The records —
-----

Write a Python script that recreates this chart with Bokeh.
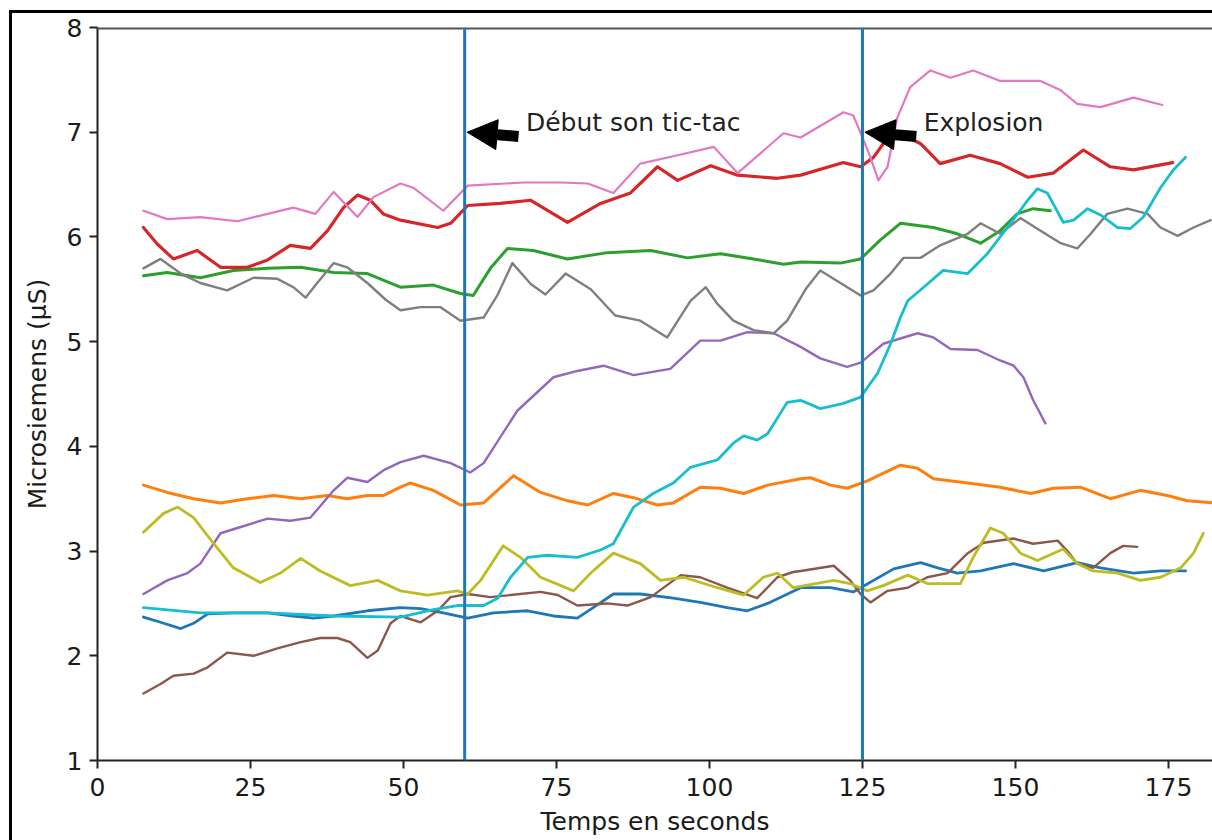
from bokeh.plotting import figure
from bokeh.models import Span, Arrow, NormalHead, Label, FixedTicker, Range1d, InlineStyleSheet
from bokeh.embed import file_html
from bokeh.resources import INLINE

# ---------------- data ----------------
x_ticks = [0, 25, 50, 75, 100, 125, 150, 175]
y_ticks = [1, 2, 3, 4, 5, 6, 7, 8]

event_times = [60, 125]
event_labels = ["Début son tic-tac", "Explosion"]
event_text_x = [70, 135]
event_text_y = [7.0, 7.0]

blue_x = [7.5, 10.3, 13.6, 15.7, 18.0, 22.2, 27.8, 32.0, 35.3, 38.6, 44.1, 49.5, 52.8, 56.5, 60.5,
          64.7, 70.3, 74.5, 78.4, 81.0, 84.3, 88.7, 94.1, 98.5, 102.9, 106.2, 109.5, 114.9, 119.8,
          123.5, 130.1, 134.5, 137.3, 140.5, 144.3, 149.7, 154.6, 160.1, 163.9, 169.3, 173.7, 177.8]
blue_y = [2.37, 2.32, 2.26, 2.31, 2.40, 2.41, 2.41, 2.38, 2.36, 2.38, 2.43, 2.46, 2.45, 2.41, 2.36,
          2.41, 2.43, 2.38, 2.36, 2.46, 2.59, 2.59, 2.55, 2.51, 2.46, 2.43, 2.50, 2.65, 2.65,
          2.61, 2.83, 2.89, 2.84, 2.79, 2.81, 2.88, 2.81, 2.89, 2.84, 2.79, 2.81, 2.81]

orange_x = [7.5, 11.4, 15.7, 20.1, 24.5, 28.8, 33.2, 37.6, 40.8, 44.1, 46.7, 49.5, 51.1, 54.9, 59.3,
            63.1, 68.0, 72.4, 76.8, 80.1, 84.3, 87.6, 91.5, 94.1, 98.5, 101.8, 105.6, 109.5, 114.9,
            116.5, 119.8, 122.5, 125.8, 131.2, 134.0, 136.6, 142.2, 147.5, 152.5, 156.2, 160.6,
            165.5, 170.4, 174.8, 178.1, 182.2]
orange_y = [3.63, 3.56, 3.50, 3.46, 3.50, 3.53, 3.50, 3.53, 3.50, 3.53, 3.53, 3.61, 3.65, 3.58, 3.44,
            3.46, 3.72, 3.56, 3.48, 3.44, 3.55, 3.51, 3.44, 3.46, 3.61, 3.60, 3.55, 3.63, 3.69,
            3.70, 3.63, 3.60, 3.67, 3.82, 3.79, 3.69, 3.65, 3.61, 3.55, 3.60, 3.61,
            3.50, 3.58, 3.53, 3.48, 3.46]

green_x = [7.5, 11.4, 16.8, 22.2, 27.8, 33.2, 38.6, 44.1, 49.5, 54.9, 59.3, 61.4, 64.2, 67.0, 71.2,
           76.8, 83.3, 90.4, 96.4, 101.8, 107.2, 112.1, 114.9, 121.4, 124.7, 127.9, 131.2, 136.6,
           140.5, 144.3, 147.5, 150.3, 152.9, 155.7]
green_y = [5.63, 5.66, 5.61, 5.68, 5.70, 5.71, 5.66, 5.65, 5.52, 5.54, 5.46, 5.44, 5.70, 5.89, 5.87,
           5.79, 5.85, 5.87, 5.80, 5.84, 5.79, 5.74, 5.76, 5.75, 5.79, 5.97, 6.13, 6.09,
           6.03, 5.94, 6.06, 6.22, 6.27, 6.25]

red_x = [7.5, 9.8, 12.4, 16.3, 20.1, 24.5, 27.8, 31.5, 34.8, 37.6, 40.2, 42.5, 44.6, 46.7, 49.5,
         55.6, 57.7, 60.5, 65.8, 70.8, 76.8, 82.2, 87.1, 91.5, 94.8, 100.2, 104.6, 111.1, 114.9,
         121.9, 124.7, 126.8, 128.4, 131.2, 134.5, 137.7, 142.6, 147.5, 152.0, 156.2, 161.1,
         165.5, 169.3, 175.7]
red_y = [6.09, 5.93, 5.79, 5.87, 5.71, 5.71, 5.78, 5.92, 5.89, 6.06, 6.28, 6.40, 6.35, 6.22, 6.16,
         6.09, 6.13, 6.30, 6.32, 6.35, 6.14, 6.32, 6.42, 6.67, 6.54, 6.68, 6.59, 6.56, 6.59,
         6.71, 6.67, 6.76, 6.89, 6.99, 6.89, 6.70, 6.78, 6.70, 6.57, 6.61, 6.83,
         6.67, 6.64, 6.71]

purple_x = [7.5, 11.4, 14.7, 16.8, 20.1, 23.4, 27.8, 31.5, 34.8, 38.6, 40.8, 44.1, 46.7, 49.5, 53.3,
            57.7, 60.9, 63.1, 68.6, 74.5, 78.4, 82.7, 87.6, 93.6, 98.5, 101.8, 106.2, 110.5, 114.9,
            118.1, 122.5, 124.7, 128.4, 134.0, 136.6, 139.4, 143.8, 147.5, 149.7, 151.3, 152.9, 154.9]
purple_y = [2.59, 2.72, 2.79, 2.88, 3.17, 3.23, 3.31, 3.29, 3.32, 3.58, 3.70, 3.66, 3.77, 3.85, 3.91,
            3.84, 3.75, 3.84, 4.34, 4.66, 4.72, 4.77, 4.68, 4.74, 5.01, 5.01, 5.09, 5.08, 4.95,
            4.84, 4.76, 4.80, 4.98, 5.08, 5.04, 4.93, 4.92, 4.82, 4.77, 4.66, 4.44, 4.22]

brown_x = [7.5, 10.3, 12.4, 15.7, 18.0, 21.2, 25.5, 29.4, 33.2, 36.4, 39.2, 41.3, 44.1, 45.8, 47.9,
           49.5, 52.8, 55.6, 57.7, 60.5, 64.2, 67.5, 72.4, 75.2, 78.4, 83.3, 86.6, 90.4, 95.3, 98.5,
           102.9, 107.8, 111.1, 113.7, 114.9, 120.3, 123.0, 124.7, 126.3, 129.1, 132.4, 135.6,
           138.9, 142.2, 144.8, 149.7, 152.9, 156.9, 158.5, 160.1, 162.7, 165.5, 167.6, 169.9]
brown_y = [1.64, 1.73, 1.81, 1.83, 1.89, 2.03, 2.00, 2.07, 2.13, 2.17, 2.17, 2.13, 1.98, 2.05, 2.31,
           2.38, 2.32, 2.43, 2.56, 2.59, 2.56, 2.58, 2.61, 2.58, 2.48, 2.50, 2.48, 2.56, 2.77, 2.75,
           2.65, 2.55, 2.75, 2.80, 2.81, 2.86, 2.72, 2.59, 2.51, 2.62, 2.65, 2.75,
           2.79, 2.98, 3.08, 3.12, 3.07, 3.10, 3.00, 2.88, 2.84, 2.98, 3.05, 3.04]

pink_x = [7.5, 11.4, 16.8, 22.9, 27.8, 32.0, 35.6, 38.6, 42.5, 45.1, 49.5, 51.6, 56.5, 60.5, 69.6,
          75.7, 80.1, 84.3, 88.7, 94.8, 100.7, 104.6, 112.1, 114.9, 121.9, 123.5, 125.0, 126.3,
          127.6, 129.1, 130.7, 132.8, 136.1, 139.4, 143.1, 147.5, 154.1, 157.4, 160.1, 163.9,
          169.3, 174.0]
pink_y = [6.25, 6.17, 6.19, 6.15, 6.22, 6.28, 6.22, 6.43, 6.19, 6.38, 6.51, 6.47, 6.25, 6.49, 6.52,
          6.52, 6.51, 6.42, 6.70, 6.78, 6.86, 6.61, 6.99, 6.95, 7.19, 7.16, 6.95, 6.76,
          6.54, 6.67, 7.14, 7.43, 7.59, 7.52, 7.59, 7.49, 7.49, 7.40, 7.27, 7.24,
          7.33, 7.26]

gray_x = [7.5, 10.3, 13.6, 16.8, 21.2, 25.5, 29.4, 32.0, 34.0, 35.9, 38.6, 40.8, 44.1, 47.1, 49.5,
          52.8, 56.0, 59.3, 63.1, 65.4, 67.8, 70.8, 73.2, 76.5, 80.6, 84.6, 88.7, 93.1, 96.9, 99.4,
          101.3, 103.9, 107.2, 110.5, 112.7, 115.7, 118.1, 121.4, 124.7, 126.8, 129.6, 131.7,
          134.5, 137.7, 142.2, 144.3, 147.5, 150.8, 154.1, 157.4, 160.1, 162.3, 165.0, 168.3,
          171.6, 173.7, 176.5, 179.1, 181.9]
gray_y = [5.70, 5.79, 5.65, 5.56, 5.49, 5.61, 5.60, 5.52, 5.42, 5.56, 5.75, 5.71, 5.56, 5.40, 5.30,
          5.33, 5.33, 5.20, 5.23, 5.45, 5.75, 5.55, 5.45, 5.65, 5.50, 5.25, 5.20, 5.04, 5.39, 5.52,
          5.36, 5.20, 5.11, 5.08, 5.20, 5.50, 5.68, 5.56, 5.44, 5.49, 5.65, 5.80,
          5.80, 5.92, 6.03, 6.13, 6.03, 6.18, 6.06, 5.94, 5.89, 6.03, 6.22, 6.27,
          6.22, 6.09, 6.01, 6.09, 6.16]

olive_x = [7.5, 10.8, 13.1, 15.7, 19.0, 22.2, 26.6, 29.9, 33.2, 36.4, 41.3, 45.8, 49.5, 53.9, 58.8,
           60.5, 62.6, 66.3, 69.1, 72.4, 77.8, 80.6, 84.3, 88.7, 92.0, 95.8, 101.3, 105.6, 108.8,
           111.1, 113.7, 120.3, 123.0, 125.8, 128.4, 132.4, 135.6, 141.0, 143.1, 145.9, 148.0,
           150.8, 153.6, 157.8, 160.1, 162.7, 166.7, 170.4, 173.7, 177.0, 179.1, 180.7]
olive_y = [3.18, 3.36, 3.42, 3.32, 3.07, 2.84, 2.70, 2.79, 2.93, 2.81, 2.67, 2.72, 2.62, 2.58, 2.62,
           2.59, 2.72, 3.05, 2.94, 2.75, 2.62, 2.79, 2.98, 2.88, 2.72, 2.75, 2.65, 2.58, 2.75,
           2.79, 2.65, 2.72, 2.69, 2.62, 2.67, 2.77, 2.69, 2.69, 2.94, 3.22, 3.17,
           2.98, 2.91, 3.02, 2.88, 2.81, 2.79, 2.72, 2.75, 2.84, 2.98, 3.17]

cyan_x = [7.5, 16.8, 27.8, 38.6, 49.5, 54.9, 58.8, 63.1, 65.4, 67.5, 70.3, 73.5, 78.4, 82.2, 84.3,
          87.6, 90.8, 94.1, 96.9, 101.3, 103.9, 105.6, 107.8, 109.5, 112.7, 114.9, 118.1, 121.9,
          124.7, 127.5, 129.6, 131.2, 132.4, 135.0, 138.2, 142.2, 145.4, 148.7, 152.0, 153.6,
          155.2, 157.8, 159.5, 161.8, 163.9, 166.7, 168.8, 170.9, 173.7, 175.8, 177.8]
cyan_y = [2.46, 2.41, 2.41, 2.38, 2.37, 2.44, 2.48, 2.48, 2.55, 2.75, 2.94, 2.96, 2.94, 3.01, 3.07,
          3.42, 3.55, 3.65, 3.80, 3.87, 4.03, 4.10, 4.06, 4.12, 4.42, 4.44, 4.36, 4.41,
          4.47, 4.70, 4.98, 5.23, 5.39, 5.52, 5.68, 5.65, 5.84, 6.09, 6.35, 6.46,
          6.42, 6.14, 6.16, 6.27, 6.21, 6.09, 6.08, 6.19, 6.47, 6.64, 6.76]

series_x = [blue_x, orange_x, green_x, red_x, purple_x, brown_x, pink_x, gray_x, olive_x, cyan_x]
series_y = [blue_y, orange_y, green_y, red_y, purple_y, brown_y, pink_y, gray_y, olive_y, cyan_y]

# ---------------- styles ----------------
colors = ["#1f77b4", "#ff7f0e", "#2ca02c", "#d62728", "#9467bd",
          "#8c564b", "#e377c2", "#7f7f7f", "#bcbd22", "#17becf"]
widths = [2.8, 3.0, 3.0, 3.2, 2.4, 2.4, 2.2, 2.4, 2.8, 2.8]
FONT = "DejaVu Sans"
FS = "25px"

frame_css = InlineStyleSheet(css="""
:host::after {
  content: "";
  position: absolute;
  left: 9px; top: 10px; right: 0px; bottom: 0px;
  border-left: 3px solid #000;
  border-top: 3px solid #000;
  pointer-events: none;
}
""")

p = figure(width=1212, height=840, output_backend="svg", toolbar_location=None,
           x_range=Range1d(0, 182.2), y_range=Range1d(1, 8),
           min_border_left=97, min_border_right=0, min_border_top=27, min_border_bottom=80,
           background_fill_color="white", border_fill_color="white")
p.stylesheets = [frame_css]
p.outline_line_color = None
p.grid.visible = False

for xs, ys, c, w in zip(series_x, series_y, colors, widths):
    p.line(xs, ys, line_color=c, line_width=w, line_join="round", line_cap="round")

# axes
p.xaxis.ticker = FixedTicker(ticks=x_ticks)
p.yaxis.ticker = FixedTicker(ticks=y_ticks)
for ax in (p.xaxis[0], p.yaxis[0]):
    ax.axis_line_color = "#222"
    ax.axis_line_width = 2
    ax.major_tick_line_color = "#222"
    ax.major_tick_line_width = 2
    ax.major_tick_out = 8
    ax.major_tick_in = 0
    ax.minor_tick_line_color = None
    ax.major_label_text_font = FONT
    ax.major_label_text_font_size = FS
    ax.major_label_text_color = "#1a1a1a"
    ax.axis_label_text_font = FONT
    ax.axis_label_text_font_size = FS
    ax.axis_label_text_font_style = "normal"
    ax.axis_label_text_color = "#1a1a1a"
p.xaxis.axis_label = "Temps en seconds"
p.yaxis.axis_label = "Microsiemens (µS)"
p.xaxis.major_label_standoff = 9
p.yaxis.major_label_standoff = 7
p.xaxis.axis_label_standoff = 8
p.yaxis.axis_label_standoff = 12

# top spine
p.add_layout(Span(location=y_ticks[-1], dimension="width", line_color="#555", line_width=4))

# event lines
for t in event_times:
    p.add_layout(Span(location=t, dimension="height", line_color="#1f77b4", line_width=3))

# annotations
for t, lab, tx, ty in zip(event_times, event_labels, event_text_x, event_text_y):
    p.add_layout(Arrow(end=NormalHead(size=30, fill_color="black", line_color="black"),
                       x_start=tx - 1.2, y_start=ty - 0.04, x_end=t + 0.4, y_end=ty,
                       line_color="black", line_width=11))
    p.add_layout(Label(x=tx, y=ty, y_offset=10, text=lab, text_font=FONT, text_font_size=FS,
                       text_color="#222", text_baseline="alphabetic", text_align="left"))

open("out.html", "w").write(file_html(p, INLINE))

-----

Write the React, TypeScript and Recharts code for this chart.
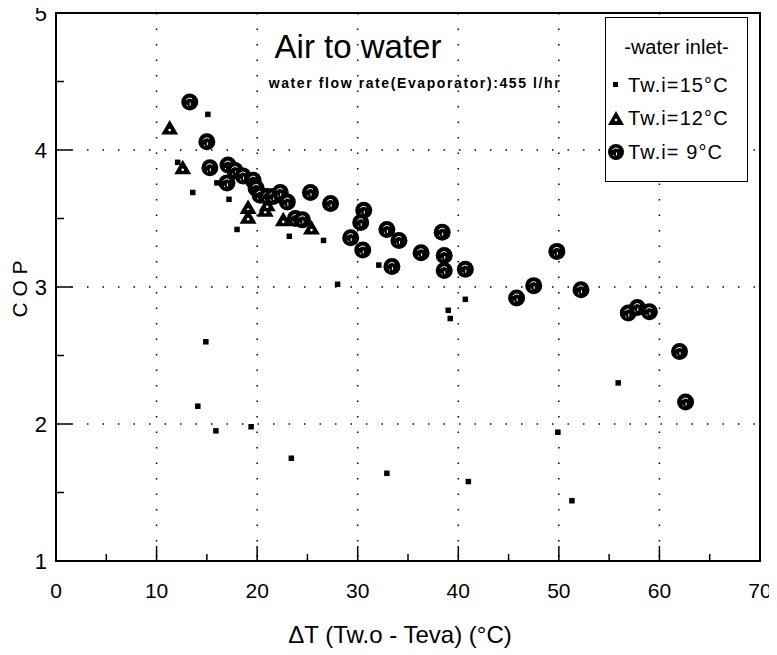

-----

What to produce —
Filter the entries and copy out every line with the word "this".

Task response —
Write a Python script that recreates this chart with Bokeh.
Write the React, TypeScript and Recharts code for this chart.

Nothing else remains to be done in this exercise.